Downloading a computer program, and concluding a user licence agreement for its use, form an indivisible whole; the download is pointless if the program cannot be used. Accordingly, making computer software available by way of download and concluding a user licence agreement with the customer for its permanent use, in return for a fee, involved a transfer of ownership.
The CJEU also held the effectiveness of the protection granted by the Directive to commercial agents (under the Regulations) would be undermined if supplies of software by electronic download was excluded from the concept of “sale of goods”.
In practical terms the effects of the decision are significant for distribution arrangements of software, with particular focus on software supplied either as a download or as a Saas (software as a service) solution.
Previously, only software sold on a disc or bundled within hardware was deemed to be a “sale of goods”. Electronic downloads or streaming of software was held to be the provision of a service. This is a significant distinction when applying the Regulations. These provide financial compensation at the end of an agency arrangement, and therefore a degree of protection to the otherwise potentially precarious status of a commercial agent appointed to distribute goods on behalf of their principal.
In the world of software distribution, an agent appointed to distribute Saas or downloadable software licences could not previously rely on the Regulations for protection or compensation, as their distribution was in relation to a service, which the Regulations do not protect.
Following this decision by the Supreme Court, this group of distributors can now rely on the Regulations to claim compensation when their agency terminates, whether simply at the end of a fixed term appointment, whether at the will of their principal, whether on retirement or even death.
In fact, the agent can rely on the Regulations to receive compensation in all cases unless the principal can show a clear breach of the agency agreement by the distribution agent.
The compensation afforded is to reflect the value of the agency to a “hypothetical buyer” were the agency to continue; the value of the compensation relates to the income generated by the agent.
There are various methodologies for the calculation of the amount of compensation due, which take into account previous earnings and predicted future earnings as well as the risk/ certainty of those future earnings.
This change in status, from a distribution agent for services to the more protected position of distribution agent for goods, clearly benefits agents and may prove onerous to the principals. Principals should be aware of these changes and consider whether the agency format for distribution of downloadable or Saas software solutions remain the appropriate one, bearing in mind the compensation at termination.
Likely VAT implications of the Software Incubator Ltd case
Implications of this ruling for VAT are not as significant as they may at first seem.
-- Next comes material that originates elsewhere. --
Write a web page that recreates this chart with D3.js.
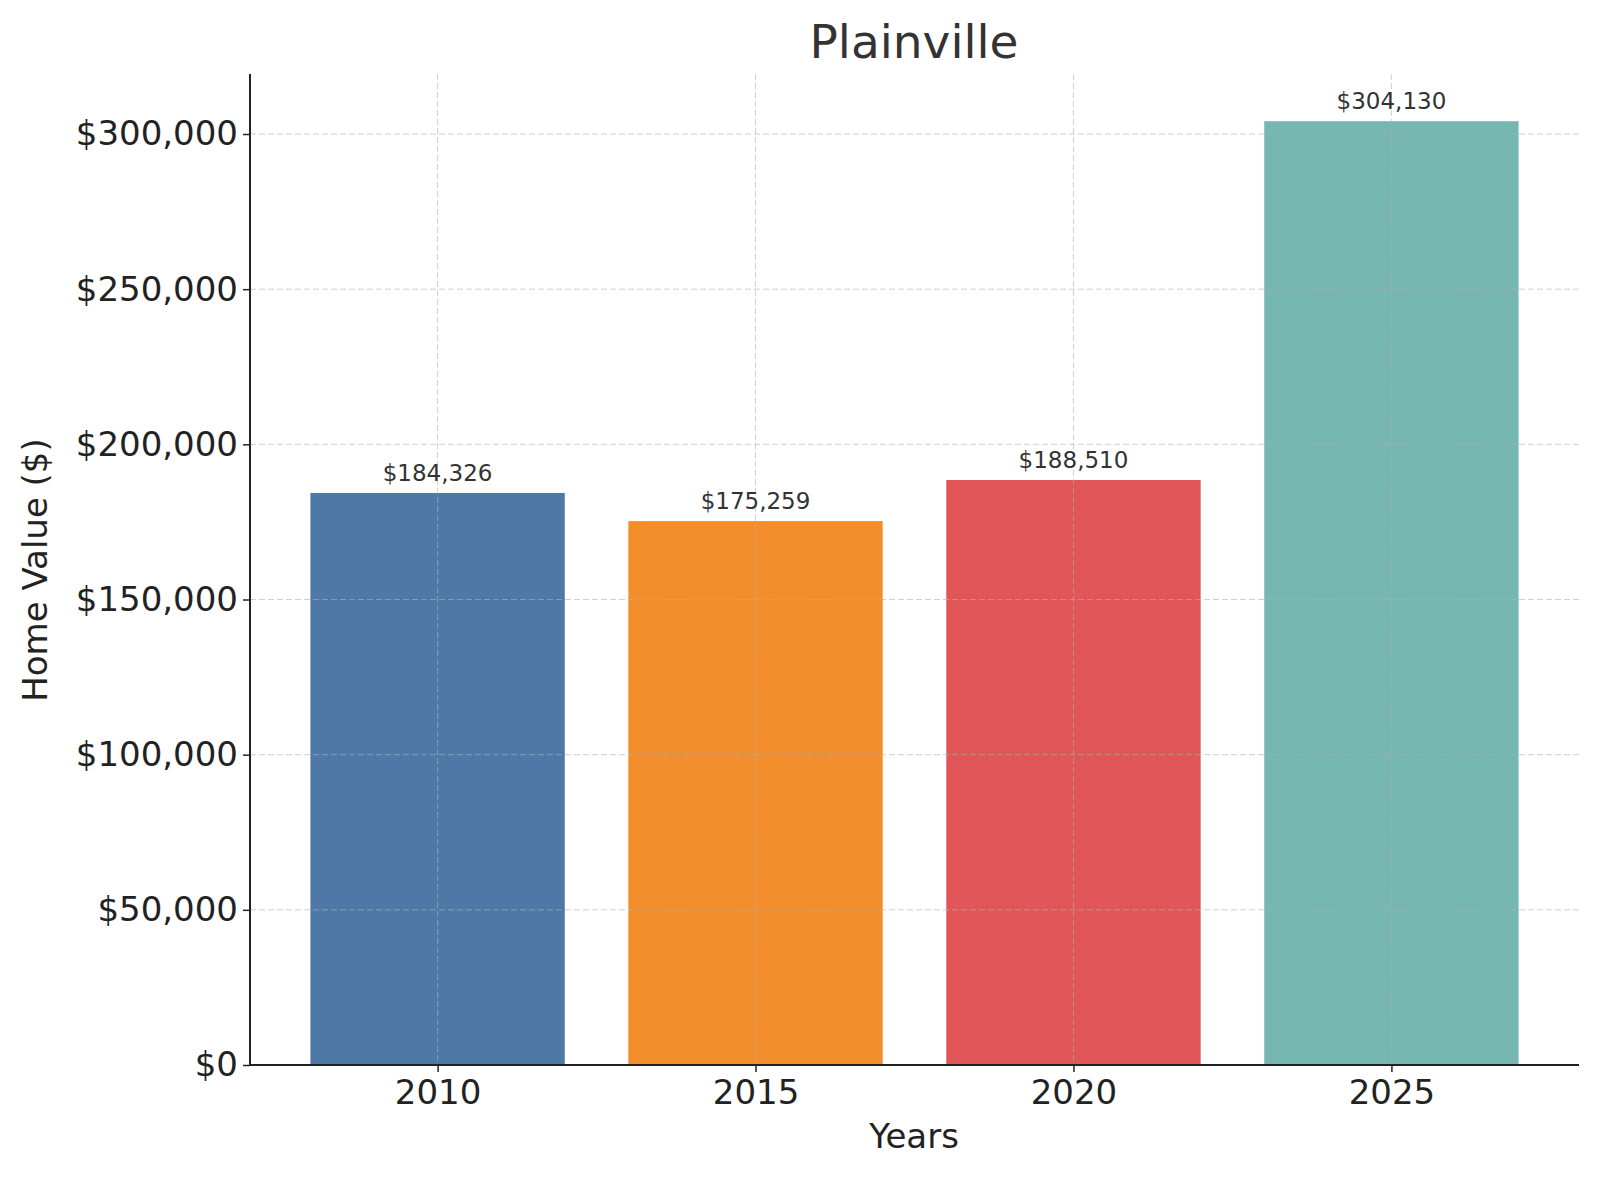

For a transaction to be within the scope of VAT, it must be:
- a supply of goods or services
- supplied in the UK
- made by a taxable person in the course or furtherance of any business they carry out.
Supply is not defined in the VAT legislation and case law shows that it has a broad meaning and includes anything done for a consideration.
Further, the VAT legislation is constructed so that, generally, whenever a taxable person transfers goods there will be a supply, irrespective of whether consideration is given. (In contrast, generally, the provision of services for no consideration will not be a supply, except in limited circumstances.)
An essential element of a supply is that there must be a direct link between the goods or services supplied and the consideration received. Anything that is not a supply of goods but is done for a consideration (including, the granting, assignment or surrender of any right) is a supply of services.
Goods, for VAT purposes, are concerned with tangible property (physical objects). In The Software Incubator Ltd, the Advocate General argued the interpretation of the notion of ‘goods’ in other fields of EU law did not invalidate his analysis. His analysis does not invalidate the notion of goods in other fields, including VAT.
In the judgment, the Advocate General states that in the context of EU measures on the VAT regime, the term ‘supply of goods’ is expressly limited to tangible property. Digital products, including computer software, supplied on an intangible medium are classified as a supply of services, whereas such products supplied on a tangible medium are classified as a supply of goods.
The judgment makes clear that this case is contextually and conceptually different to the VAT arena and should not alter the present VAT regime – for VAT purposes the term ‘goods’ remains limited to tangible property, and computer software supplied by intangible means remains a service.
This ruling, effectively reclassifying software delivered electronically, as a download or by real time streaming services, means that principals using agency agreements for the distribution of their software should carefully consider the impact of the Regulations and the compensation payment that will arise at the end of an agency agreement.
The Advocate General has made it clear that this case is contextually and conceptually different to the VAT arena. Accordingly, this case should not alter the present VAT regime. The term ‘goods’ will remain limited to tangible property and computer software supplied by intangible means will not.
There is no evidence to suggest that The Software Incubator Ltd v Computer Associates UK Ltd has any effect on any other area of tax. The case is confined to its facts and effects commercial agents, specifically resellers of software and businesses working with them.